(EXERCISE MATERIALS):
--- start ---
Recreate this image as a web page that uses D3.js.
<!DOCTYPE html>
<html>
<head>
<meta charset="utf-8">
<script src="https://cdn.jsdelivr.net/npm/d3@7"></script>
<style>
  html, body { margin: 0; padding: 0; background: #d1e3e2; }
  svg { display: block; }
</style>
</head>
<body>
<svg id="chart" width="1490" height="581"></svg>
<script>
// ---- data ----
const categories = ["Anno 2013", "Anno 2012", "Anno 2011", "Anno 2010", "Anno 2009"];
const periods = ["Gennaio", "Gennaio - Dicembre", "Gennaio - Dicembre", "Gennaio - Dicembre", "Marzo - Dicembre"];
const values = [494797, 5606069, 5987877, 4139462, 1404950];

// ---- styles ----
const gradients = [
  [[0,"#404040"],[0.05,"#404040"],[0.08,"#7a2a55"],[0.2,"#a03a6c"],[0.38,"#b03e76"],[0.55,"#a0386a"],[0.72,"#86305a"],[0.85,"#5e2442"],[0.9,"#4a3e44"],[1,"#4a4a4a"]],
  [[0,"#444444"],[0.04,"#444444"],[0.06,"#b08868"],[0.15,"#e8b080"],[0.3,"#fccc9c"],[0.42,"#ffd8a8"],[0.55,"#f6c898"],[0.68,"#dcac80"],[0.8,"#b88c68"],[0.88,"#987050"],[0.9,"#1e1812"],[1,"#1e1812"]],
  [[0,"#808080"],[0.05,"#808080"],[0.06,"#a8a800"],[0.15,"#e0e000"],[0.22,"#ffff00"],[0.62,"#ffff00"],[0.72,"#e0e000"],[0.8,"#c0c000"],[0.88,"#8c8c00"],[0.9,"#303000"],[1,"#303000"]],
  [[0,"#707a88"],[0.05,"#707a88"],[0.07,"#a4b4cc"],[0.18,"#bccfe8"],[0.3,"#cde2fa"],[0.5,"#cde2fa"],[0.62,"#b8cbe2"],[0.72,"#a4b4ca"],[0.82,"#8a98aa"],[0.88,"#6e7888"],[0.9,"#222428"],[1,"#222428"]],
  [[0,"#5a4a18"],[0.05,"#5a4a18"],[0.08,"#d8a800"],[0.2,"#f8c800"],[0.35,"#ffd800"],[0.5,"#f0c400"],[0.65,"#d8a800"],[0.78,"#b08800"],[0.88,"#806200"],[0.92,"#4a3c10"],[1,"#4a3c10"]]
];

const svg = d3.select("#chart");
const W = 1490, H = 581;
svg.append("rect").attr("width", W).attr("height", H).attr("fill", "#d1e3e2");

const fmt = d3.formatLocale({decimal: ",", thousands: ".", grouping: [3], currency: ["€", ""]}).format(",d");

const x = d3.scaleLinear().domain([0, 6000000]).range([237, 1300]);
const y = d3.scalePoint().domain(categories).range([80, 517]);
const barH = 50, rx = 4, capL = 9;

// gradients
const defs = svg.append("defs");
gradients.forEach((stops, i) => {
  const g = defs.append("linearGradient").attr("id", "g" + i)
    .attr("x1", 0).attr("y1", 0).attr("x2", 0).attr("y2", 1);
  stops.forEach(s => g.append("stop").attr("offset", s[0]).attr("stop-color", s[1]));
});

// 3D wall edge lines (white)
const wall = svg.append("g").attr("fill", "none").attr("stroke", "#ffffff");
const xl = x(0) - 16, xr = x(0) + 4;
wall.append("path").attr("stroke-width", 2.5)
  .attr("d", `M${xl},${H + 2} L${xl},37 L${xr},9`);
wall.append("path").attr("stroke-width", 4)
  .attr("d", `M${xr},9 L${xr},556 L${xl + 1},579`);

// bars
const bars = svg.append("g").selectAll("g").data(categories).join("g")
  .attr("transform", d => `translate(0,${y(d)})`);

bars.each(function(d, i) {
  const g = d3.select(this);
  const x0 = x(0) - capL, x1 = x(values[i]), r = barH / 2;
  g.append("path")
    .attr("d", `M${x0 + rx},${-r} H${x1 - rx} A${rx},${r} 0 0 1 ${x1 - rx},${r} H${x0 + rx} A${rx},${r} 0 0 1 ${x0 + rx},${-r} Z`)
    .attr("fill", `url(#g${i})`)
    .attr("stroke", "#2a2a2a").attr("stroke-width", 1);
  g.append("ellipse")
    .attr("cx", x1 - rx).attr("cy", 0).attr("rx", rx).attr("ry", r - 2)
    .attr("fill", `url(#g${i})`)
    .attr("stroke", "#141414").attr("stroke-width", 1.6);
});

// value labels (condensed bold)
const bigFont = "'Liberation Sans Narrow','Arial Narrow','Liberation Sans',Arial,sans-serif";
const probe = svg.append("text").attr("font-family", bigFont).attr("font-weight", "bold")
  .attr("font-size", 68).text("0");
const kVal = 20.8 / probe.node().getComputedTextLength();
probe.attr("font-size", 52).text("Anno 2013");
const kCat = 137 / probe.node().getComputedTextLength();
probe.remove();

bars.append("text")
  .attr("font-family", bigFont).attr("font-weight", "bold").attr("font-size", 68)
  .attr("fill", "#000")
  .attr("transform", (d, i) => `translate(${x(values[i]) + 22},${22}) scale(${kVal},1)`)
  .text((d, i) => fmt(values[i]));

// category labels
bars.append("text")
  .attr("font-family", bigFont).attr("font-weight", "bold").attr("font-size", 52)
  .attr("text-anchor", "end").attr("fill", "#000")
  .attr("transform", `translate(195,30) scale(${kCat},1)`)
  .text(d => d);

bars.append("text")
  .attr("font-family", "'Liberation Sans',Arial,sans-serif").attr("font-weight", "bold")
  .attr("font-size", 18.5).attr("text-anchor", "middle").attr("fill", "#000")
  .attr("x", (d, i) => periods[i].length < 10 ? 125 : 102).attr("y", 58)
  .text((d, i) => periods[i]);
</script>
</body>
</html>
--- end ---
--- start ---
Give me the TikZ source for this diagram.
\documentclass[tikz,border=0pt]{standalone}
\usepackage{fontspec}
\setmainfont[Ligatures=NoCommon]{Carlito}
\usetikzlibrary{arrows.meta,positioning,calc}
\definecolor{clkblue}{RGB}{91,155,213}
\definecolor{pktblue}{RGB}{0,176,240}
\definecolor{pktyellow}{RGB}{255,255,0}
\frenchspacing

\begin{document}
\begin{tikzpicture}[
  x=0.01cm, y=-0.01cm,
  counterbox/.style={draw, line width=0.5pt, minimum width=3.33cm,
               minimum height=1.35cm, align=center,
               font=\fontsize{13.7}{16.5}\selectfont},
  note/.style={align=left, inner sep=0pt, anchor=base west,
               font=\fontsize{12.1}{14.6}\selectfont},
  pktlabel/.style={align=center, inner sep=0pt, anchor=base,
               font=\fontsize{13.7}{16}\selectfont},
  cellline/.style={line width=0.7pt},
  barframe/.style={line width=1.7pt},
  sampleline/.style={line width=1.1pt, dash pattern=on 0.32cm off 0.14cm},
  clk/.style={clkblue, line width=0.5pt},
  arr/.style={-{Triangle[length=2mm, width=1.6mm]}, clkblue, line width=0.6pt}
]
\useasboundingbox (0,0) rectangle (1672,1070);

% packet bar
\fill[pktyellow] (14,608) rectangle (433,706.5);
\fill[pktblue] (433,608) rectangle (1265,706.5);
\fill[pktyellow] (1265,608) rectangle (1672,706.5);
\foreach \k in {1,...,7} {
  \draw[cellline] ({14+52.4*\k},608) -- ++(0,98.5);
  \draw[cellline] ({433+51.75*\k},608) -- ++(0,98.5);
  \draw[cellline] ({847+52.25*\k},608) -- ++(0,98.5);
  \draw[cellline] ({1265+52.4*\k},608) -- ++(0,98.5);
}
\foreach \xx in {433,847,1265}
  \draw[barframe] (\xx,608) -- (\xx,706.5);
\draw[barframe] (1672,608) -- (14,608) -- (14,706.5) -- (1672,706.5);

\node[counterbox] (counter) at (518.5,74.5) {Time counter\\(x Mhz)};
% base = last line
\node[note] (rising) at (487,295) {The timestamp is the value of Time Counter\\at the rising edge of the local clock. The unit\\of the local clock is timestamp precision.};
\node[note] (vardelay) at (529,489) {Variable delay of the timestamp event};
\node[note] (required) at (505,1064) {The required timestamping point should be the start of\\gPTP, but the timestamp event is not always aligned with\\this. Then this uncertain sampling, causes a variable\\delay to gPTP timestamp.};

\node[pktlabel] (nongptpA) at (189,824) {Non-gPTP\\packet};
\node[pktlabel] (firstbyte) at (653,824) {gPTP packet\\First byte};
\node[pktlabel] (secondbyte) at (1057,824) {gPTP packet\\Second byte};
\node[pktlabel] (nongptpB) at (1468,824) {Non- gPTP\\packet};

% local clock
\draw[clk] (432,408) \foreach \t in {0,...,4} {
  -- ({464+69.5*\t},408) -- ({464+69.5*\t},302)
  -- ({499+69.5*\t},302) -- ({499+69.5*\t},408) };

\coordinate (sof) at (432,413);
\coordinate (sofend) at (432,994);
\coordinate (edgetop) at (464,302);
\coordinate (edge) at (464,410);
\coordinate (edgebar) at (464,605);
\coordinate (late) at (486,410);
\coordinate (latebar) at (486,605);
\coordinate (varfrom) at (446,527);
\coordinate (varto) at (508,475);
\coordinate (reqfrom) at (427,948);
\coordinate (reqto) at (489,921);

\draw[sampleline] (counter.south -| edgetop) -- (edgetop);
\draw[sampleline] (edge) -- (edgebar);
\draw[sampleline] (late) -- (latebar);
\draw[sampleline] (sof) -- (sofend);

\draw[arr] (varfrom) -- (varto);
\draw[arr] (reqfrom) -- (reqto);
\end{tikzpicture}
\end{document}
--- end ---
--- start ---
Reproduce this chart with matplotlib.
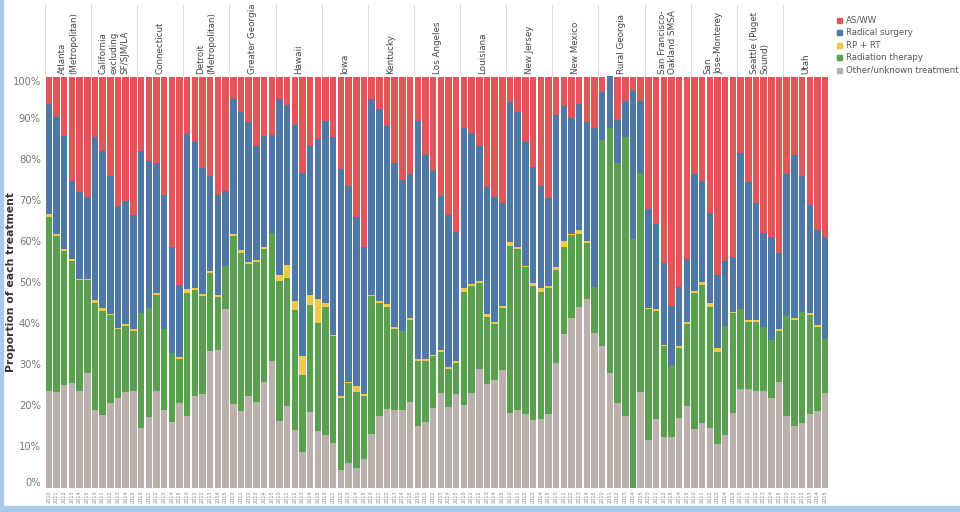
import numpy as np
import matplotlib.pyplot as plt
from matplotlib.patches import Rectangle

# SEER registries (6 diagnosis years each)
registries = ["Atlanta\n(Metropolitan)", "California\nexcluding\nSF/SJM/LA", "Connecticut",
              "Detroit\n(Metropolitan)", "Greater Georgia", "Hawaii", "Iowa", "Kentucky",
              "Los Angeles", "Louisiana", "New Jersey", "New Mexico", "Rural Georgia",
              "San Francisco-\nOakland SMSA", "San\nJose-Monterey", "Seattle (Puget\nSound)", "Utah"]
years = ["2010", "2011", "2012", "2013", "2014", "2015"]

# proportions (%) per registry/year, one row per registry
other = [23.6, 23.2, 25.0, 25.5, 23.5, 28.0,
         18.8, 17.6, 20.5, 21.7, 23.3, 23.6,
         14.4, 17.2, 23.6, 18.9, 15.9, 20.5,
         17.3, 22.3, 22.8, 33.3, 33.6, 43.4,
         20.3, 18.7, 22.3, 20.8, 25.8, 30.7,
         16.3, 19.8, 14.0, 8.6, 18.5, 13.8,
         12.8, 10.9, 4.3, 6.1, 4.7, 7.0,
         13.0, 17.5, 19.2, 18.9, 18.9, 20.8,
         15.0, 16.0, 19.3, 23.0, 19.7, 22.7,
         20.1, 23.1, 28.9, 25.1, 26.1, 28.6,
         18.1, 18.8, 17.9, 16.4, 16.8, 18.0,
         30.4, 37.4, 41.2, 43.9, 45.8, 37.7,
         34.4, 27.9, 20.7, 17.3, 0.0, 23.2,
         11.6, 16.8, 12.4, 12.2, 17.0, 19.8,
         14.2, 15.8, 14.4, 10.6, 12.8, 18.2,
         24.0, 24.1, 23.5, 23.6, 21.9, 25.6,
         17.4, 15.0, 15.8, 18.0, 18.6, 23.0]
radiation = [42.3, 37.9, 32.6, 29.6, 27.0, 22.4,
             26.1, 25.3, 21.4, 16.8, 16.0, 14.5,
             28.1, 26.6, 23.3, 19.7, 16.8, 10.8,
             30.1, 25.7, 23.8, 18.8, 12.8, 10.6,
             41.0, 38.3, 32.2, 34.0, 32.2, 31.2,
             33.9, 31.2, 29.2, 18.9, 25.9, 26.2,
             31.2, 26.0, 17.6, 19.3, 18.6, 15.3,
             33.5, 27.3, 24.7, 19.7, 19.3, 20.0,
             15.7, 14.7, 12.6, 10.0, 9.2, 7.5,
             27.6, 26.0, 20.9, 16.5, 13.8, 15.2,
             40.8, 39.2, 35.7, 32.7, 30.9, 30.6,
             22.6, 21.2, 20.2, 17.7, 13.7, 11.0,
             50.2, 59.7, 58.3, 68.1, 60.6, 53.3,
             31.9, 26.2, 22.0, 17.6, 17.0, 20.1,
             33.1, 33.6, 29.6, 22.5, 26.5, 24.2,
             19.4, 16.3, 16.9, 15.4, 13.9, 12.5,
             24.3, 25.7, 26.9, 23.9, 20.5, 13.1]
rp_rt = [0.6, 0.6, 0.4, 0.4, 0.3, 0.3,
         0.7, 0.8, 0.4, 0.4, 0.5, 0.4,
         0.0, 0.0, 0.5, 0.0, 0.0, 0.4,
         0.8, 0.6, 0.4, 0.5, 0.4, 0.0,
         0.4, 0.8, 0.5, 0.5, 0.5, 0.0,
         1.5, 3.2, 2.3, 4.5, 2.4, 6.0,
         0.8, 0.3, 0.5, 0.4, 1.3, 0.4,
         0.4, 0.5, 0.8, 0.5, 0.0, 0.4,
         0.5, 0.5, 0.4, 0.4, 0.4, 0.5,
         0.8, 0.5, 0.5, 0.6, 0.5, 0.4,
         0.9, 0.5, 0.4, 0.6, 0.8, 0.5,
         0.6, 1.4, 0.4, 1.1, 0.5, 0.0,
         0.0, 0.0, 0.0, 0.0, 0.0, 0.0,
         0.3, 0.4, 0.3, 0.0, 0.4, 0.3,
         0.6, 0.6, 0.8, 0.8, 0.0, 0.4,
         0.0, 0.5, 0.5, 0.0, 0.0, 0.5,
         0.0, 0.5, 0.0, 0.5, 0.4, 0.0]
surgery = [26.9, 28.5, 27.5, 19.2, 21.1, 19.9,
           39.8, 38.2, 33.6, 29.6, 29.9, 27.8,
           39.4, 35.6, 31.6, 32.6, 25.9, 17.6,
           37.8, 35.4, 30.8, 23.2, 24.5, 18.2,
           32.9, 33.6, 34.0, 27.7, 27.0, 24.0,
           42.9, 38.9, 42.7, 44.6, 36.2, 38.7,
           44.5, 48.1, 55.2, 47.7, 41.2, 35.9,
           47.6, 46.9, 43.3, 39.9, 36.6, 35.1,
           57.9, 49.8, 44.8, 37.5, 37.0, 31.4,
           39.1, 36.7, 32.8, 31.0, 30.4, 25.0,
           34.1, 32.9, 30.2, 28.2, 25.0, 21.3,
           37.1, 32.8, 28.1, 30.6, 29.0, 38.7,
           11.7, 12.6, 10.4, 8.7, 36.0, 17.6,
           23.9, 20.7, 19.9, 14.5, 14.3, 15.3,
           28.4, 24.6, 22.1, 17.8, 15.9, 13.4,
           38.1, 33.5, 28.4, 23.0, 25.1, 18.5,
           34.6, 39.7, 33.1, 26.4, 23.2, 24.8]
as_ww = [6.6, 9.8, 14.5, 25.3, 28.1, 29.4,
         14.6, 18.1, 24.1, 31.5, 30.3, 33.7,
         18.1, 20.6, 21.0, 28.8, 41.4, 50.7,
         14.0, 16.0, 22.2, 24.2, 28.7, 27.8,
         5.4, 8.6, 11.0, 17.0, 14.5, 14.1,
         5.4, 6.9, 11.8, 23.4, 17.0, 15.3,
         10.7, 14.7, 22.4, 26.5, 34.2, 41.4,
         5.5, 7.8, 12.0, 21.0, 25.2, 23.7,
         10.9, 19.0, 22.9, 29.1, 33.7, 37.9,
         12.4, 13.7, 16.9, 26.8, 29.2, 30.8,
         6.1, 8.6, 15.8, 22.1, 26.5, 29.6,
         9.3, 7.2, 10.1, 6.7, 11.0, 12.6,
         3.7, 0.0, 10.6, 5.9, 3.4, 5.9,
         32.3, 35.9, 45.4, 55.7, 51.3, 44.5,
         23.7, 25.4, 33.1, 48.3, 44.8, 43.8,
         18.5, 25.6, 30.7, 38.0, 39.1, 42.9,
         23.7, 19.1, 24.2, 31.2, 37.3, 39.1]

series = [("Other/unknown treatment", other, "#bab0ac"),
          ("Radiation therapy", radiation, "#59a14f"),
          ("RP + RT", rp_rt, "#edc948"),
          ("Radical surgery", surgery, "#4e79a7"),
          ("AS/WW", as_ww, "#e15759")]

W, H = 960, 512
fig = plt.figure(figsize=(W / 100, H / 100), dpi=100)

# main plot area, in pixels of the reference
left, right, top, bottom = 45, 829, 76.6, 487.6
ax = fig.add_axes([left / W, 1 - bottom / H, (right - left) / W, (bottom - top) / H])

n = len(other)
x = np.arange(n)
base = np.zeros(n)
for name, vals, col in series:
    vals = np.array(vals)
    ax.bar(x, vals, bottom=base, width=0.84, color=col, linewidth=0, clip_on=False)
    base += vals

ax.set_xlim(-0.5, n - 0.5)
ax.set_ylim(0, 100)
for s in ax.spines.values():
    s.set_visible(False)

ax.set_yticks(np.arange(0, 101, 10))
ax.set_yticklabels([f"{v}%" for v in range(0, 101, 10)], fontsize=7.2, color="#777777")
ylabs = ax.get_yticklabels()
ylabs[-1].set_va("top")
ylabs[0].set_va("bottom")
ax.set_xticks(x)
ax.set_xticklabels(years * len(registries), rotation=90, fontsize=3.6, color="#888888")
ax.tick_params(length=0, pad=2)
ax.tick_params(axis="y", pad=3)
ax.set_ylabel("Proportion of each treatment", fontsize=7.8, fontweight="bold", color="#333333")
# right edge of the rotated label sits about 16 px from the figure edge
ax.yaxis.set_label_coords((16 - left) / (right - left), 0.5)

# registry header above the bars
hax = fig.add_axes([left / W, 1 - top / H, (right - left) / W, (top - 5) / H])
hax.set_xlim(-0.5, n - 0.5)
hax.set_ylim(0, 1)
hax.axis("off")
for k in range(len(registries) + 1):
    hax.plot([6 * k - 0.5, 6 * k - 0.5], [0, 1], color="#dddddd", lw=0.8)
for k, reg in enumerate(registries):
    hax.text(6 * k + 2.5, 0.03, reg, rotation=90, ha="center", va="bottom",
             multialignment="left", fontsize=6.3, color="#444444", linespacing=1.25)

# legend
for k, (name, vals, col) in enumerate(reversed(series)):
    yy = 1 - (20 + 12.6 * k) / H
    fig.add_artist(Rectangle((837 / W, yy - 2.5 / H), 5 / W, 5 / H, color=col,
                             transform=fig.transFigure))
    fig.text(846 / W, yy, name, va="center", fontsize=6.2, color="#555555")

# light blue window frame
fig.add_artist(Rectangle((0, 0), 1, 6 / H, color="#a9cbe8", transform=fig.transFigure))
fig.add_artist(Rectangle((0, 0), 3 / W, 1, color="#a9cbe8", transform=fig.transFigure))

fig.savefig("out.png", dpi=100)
--- end ---
(INSTRUCTION): Filter the listing above for the string "chart" and copy every matching line.

(EXPECTED ANSWER):
<svg id="chart" width="1490" height="581"></svg>
const svg = d3.select("#chart");
Reproduce this chart with matplotlib.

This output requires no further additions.